Recipe by SUSIE IN MISSOURI
These muffins are a blend of two recipes. They have a wonderful "Island" taste and combine my families love of Key Lime Juice and Coconut.
Top Review by Annie H
I really liked these a lot. The flavors are interesting and refreshing without being overpowering. I made small muffins and got a perfect 18, baking them in my metal muffin tins and getting a clean toothpick and toasty coconut at 12-15 mins. My only complaint is that they are a bit dry but I suspect I may have over baked them a little. I'll definitely try them again in the future and play with the baking time a bit. Thanks for the keeper!
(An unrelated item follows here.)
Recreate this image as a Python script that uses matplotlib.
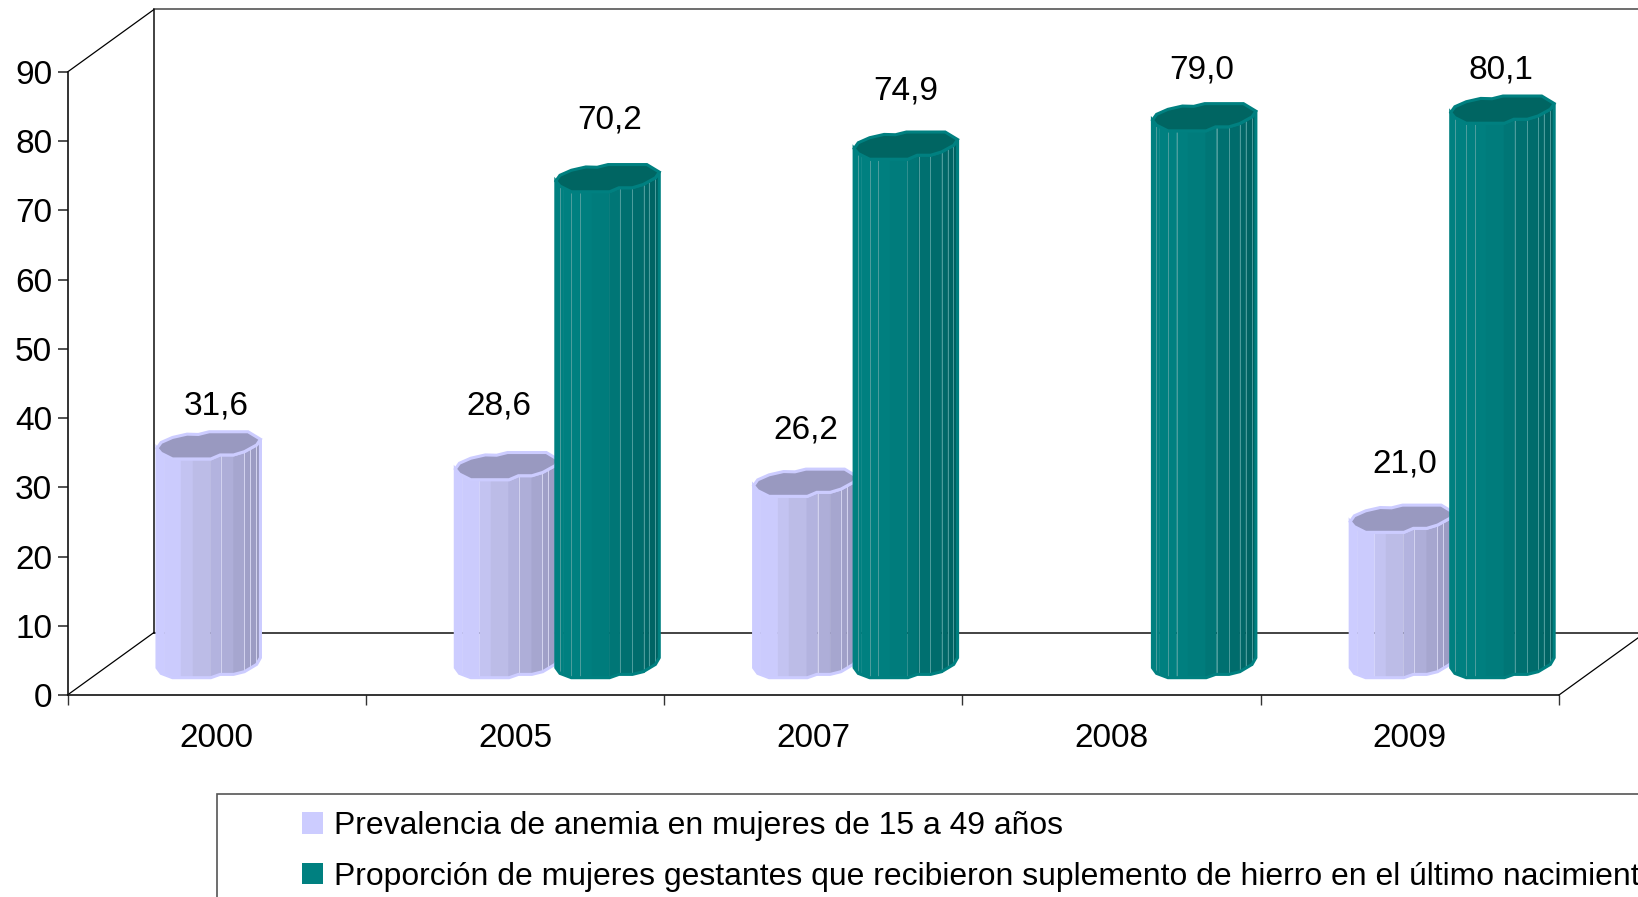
import numpy as np
import matplotlib
matplotlib.use('Agg')
import matplotlib.pyplot as plt
from matplotlib.patches import Polygon, Patch, Rectangle

plt.rcParams['font.family'] = ['Liberation Sans', 'DejaVu Sans']
plt.rcParams['font.size'] = 24

years = ['2000', '2005', '2007', '2008', '2009']
anemia = [31.6, 28.6, 26.2, None, 21.0]
hierro = [None, 70.2, 74.9, 79.0, 80.1]
legend_labels = ['Prevalencia de anemia en mujeres de 15 a 49 años',
                 'Proporción de mujeres gestantes que recibieron suplemento de hierro en el último nacimiento']

# label positions, set by hand as in the original chart (x inside category, y in axis units)
anemia_lab_x = [0.497, 0.446, 0.475, None, 0.482]
anemia_lab_y = [41.7, 41.7, 38.25, None, 33.4]
hierro_lab_x = [None, 0.818, 0.81, 0.803, 0.805]
hierro_lab_y = [None, 83.05, 87.25, 90.35, 90.25]

W, H = 1638, 897
px_y = 623 / 90       # pixels per axis unit
px_x = 298.4          # pixels per category
depth_x = 86.5 / px_x
depth_y = 62.5 / px_y

# outline of the wavy column, u across the bar, heights in pixels
u_front = np.array([0, .04, .15, .52, .61, .74, .845, .963, 1])
h_top = np.array([10.7, 5.7, 0, 0, 4, 4, 7.3, 14, 19.7]) / px_y
h_bot = np.array([10, 4.3, 0, 0, 3.3, 3.3, 6, 13.3, 20]) / px_y
u_back = np.array([1, .88, .505, .40, .29, .15, .04, 0])
h_back = np.array([19.7, 27.2, 27.2, 24.5, 24.8, 21.5, 16.5, 10.7]) / px_y

bar_w = 103.5 / px_x
base = 2.5
strips = [0, .07, .235, .345, .515, .62, .74, .845, .90, .963, 1]

lav = dict(edge='#CCCCFF', cap='#9999C0', line='#D4D4F0', lines=[.62, .84, .90, .96],
           strip=['#CCCCFF', '#CBCBFD', '#C3C3F1', '#BCBCE7', '#B3B3DF', '#AEAED8', '#A6A6CF', '#A0A0C8', '#9C9CC4',
                  '#9898BF'])
teal = dict(edge='#008080', cap='#006562', line='#4F9E9E', lines=[.037, .15, .233, .624, .736, .848, .904, .96],
            strip=['#008080', '#008080', '#007F7F', '#007C7C', '#007676', '#007070', '#006C6C', '#006868', '#006464',
                   '#006161'])


def draw_column(ax, x0, val, st):
    top = base + val
    uu = np.linspace(0, 1, 101)
    for k in range(len(strips) - 1):
        u = uu[(uu >= strips[k]) & (uu <= strips[k + 1])]
        u = np.r_[strips[k], u, strips[k + 1]]
        yt = top + np.interp(u, u_front, h_top)
        yb = base + np.interp(u, u_front, h_bot)
        xs = x0 + u * bar_w
        pts = np.r_[np.c_[xs, yb], np.c_[xs[::-1], yt[::-1]]]
        ax.add_patch(Polygon(pts, closed=True, fc=st['strip'][k], ec=st['strip'][k], lw=0.3, zorder=3,
                             clip_on=False))
    for u in st['lines']:
        ax.plot([x0 + u * bar_w] * 2,
                [base + np.interp(u, u_front, h_bot), top + np.interp(u, u_front, h_top)],
                color=st['line'], lw=0.7, zorder=3, clip_on=False)
    # outline of body
    pts = np.r_[np.c_[x0 + u_front * bar_w, base + h_bot],
                np.c_[x0 + u_front[::-1] * bar_w, top + h_top[::-1]]]
    ax.add_patch(Polygon(pts, closed=True, fc='none', ec=st['edge'], lw=2.2, zorder=3, clip_on=False))
    # cap
    pts = np.r_[np.c_[x0 + u_front * bar_w, top + h_top],
                np.c_[x0 + u_back * bar_w, top + h_back]]
    ax.add_patch(Polygon(pts, closed=True, fc=st['cap'], ec=st['edge'], lw=2.2, zorder=3, clip_on=False))


fig = plt.figure(figsize=(W / 100, H / 100), dpi=100)
ax = fig.add_axes([67.5 / W, 1 - 695 / H, 1491.5 / W, 623 / H])
ax.set_xlim(0, 5)
ax.set_ylim(0, 90)
for s in ['top', 'right']:
    ax.spines[s].set_visible(False)
for s in ['left', 'bottom']:
    ax.spines[s].set_linewidth(1.2)
    ax.spines[s].set_color('#111111')

ax.set_yticks(np.arange(0, 100, 10))
ax.set_xticks(np.arange(6))
ax.set_xticklabels([])
ax.set_xticks(np.arange(5) + 0.5, years, minor=True)
ax.tick_params(axis='y', length=7, width=1.2, pad=4, color='#333333')
ax.tick_params(axis='x', which='major', length=7, width=1, color='#333333')
ax.tick_params(axis='x', which='minor', length=0, pad=20)

# back walls
ax.plot([depth_x, depth_x], [depth_y, 90 + depth_y], color='#333333', lw=1.3, clip_on=False, zorder=1)
ax.plot([depth_x, 5 + depth_x], [90 + depth_y] * 2, color='#555555', lw=1.2, clip_on=False, zorder=1)
ax.plot([depth_x, 5 + depth_x], [depth_y, depth_y], color='#222222', lw=1.2, clip_on=False, zorder=1)
ax.plot([0, depth_x], [0, depth_y], color='k', lw=0.9, clip_on=False, zorder=1)
ax.plot([0, depth_x], [90, 90 + depth_y], color='k', lw=0.9, clip_on=False, zorder=1)
ax.plot([5, 5 + depth_x], [0, depth_y], color='k', lw=0.9, clip_on=False, zorder=1)

for i in range(len(years)):
    if anemia[i] is not None:
        draw_column(ax, i + 0.30, anemia[i], lav)
        ax.text(i + anemia_lab_x[i], anemia_lab_y[i], f'{anemia[i]:.1f}'.replace('.', ','),
                ha='center', va='center', zorder=5)
    if hierro[i] is not None:
        draw_column(ax, i + 0.637, hierro[i], teal)
        ax.text(i + hierro_lab_x[i], hierro_lab_y[i], f'{hierro[i]:.1f}'.replace('.', ','),
                ha='center', va='center', zorder=5)

# legend box runs off the page in the original
fig.add_artist(Rectangle((217 / W, -0.05), 1.0, 1 - 794 / H + 0.05, transform=fig.transFigure,
                         fc='white', ec='#555555', lw=1.2))
handles = [Patch(fc=lav['edge'], ec='none'), Patch(fc=teal['edge'], ec='none')]
leg = fig.legend(handles, legend_labels, loc='upper left', bbox_to_anchor=(302 / W, 1 - 811 / H),
                 bbox_transform=fig.transFigure, frameon=False, borderpad=0, borderaxespad=0, fontsize=22.95,
                 handlelength=0.66, handleheight=0.66, handletextpad=0.35, labelspacing=0.65)

plt.savefig('out.png', dpi=100)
- 2 cups all-purpose flour
- 1 1⁄4 cups sugar
- 1 tablespoon baking powder
- 1⁄2 teaspoon salt
- 1⁄3 cup milk
- 2 large eggs, lightly beaten
- 1⁄4 cup vegetable oil
- 1⁄2 cup key lime juice
- 1 -1 1⁄2 cup sweetened flaked coconut
Directions See How It's Made
- Combine flour, sugar, baking powder and salt in mixing bowl.
- In a separate bowl, combine milk, eggs, oil and Key Lime Juice.
- Stir liquid ingredients into dry ingredients just until all are moist, do not overmix.
- Spray Large muffin tins lightly with cooking oil.
- Layer batter and coconut by filling tins 1/2 full with batter, then 1 tablespoon of coconut, then fill to about 1/4 inch from top with batter and top with 1 tablespoon of coconut.
- Bake at 400 degrees for 25-28 minutes, until tops are brown and the coconut is toasty. Remove from oven and let cool for 5 minutes, run a knife around the muffins and place on serving dish or store in airtight container.